The Book of Desire is a thing of beauty. It arrived wrapped in white and gold tissue, tied with natural string, packed in cardboard. These things matter. I thought someone had sent me a gift. Opening it was a ceremony. Keeping it will be a pleasure. And tucked between the covers were some postcards in Anna Morrison’s designs, so I can spread the love.
By now, I’d expect no less from Galley Beggar Press, who also published After Sappho. They remind us why paper books from people and places far off your radar are absolutely worth it.

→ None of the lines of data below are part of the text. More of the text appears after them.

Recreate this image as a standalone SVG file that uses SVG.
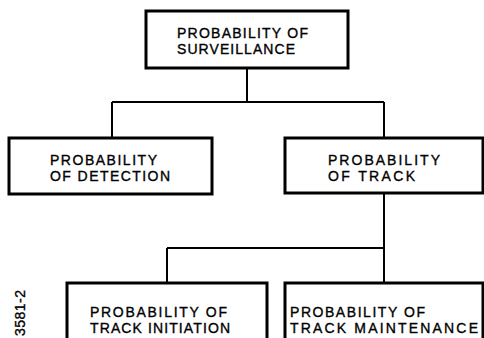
<svg xmlns="http://www.w3.org/2000/svg" width="484" height="338" viewBox="0 0 484 338">
<style>
.box{fill:#fff;stroke:#000;stroke-width:3}
.c{fill:none;stroke:#000;stroke-width:2}
text{font-family:"Liberation Sans",Arial,sans-serif;font-size:14px;fill:#000;stroke:#000;stroke-width:0.35}
</style>
<rect width="484" height="338" fill="#fff"/>
<g id="connectors">
<path class="c" d="M247 68V102M112 102H384M112 102V138M384 102V138"/>
<path class="c" d="M384 193V283M167 248H384M167 248V283"/>
</g>
<g id="surveillance">
<rect class="box" x="146" y="11" width="202" height="57"/>
<text x="177" y="38" textLength="131" lengthAdjust="spacing">PROBABILITY OF</text>
<text x="177" y="54" textLength="118" lengthAdjust="spacing">SURVEILLANCE</text>
</g>
<g id="detection">
<rect class="box" x="9" y="138" width="203" height="56"/>
<text x="50" y="165" textLength="107" lengthAdjust="spacing">PROBABILITY</text>
<text x="50" y="181" textLength="120" lengthAdjust="spacing">OF DETECTION</text>
</g>
<g id="track">
<rect class="box" x="285" y="138" width="198" height="55"/>
<text x="328" y="165" textLength="112" lengthAdjust="spacing">PROBABILITY</text>
<text x="328" y="181" textLength="87" lengthAdjust="spacing">OF TRACK</text>
</g>
<g id="initiation">
<rect class="box" x="67" y="283" width="200" height="58"/>
<text x="90" y="317" textLength="137" lengthAdjust="spacing">PROBABILITY OF</text>
<text x="90" y="333" textLength="140" lengthAdjust="spacing">TRACK INITIATION</text>
</g>
<g id="maintenance">
<rect class="box" x="285" y="283" width="198" height="58"/>
<text x="290" y="317" textLength="135" lengthAdjust="spacing">PROBABILITY OF</text>
<text x="290" y="333" textLength="188" lengthAdjust="spacing">TRACK MAINTENANCE</text>
</g>
<text transform="translate(25 336) rotate(-90)" font-size="15" textLength="46" lengthAdjust="spacing">3581-2</text>
</svg>
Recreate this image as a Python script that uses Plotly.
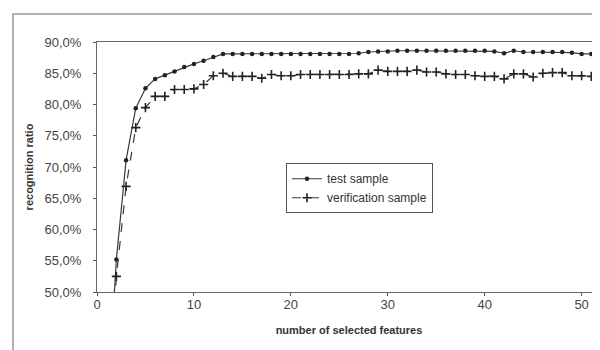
import plotly.graph_objects as go

features = list(range(1, 53))

test_sample = [
    30.0, 55.2, 71.1, 79.4, 82.6, 84.1, 84.7, 85.3, 86.0, 86.5,
    87.0, 87.6, 88.1, 88.1, 88.1, 88.1, 88.1, 88.1, 88.1, 88.1,
    88.1, 88.1, 88.1, 88.1, 88.1, 88.1, 88.2, 88.4, 88.5, 88.5,
    88.6, 88.6, 88.6, 88.6, 88.6, 88.6, 88.6, 88.6, 88.6, 88.6,
    88.5, 88.2, 88.6, 88.4, 88.4, 88.4, 88.4, 88.4, 88.3, 88.1,
    88.1, 88.1,
]

verification_sample = [
    28.0, 52.5, 66.9, 76.3, 79.5, 81.3, 81.3, 82.4, 82.4, 82.5,
    83.2, 84.6, 85.0, 84.5, 84.5, 84.5, 84.2, 84.8, 84.6, 84.6,
    84.8, 84.8, 84.8, 84.8, 84.8, 84.8, 84.9, 84.9, 85.5, 85.3,
    85.3, 85.3, 85.5, 85.2, 85.2, 84.9, 84.8, 84.8, 84.6, 84.5,
    84.5, 84.1, 84.9, 84.9, 84.4, 85.0, 85.1, 85.1, 84.6, 84.6,
    84.5, 84.5,
]

y_tick_vals = [50, 55, 60, 65, 70, 75, 80, 85, 90]
y_tick_text = ["50,0%", "55,0%", "60,0%", "65,0%", "70,0%", "75,0%", "80,0%", "85,0%", "90,0%"]
x_tick_vals = [0, 10, 20, 30, 40, 50]

FONT = "Liberation Sans, Arial, sans-serif"

fig = go.Figure()
fig.add_trace(go.Scatter(
    x=features, y=test_sample, name="test sample", mode="lines+markers",
    line=dict(color="#3a3a3a", width=1.2),
    marker=dict(symbol="circle", size=4.5, color="#222222"),
))
fig.add_trace(go.Scatter(
    x=features, y=verification_sample, name="verification sample", mode="lines+markers",
    line=dict(color="#3a3a3a", width=1.2, dash="dash"),
    marker=dict(symbol="cross-thin", size=6.5, color="#222222",
                line=dict(color="#222222", width=1.6)),
))

fig.update_layout(
    width=600, height=350,
    margin=dict(l=89, r=7, t=34, b=66),
    paper_bgcolor="white", plot_bgcolor="white",
    font=dict(family=FONT, color="#333333", size=12),
    showlegend=True,
    legend=dict(
        x=0.375, y=0.515, xanchor="left", yanchor="top",
        bordercolor="#555555", borderwidth=1, bgcolor="white",
        font=dict(size=12, color="#333333", family=FONT),
    ),
    xaxis=dict(
        range=[0, 52], tickvals=x_tick_vals, showgrid=False, zeroline=False,
        showline=True, linecolor="#666666", linewidth=1.2, mirror=True,
        ticks="outside", ticklen=3, tickcolor="#555555",
        ticklabelstandoff=-3,
        tickfont=dict(size=13, color="#444444"),
        title=dict(text="<b>number of selected features</b>",
                   font=dict(size=11, color="#333333"), standoff=15),
    ),
    yaxis=dict(
        range=[50, 90], tickvals=y_tick_vals, ticktext=y_tick_text,
        showgrid=False, zeroline=False,
        showline=True, linecolor="#666666", linewidth=1.2, mirror=True,
        ticks="outside", ticklen=3, tickcolor="#555555",
        ticklabelstandoff=9,
        tickfont=dict(size=13, color="#444444"),
        title=dict(text="<b>recognition ratio</b>",
                   font=dict(size=11, color="#333333"), standoff=8),
    ),
    shapes=[dict(
        type="rect", xref="paper", yref="paper",
        x0=-0.1667, x1=1.02, y0=-0.265, y1=1.1125,
        line=dict(color="#999999", width=1.5), layer="above",
    )],
)

fig.write_html("out.html")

The translator, Meena Kandasamy, addresses the violent phenomena of translation head on. Her decolonial, feminist introduction is fantastic. She charts the history of the Tamil language, and its survival against the odds – particularly in the power relations within India. The Kāmattu-p-pāl, the Book of Desire, is the third part of the Tirukkuṟaḷ by the poet Tiruvaḷḷuvar. This key text in Tamil literature is more than two millennia old and has hundreds of male translations. Meena Kandasamy is the first woman to translate it into English. She stretches her translation beyond binaries, to make many-gendered possibilities for the lovers.
As you can see, the language looks glorious on the page – if the script defies you, there’s a transliteration facing the translation. Tamil (like Finnish) is agglutinative. You build meanings by adding little bits to words. So one of the pleasures of reading this is looking for matching, recurring, bits and seeing how they are glued together.
The 250 kurals in the Book of Desire are on the pleasures of sex, renouncing shame, and… the delights of sulking:
When I said I loved her
more than anyone else,
she sulked, asking,
than whom, than whom?
After all, the point of the quarrel is to make up and make love. This translation is full of fire and longing. If you don’t get many physical books any more, make an exception for this one.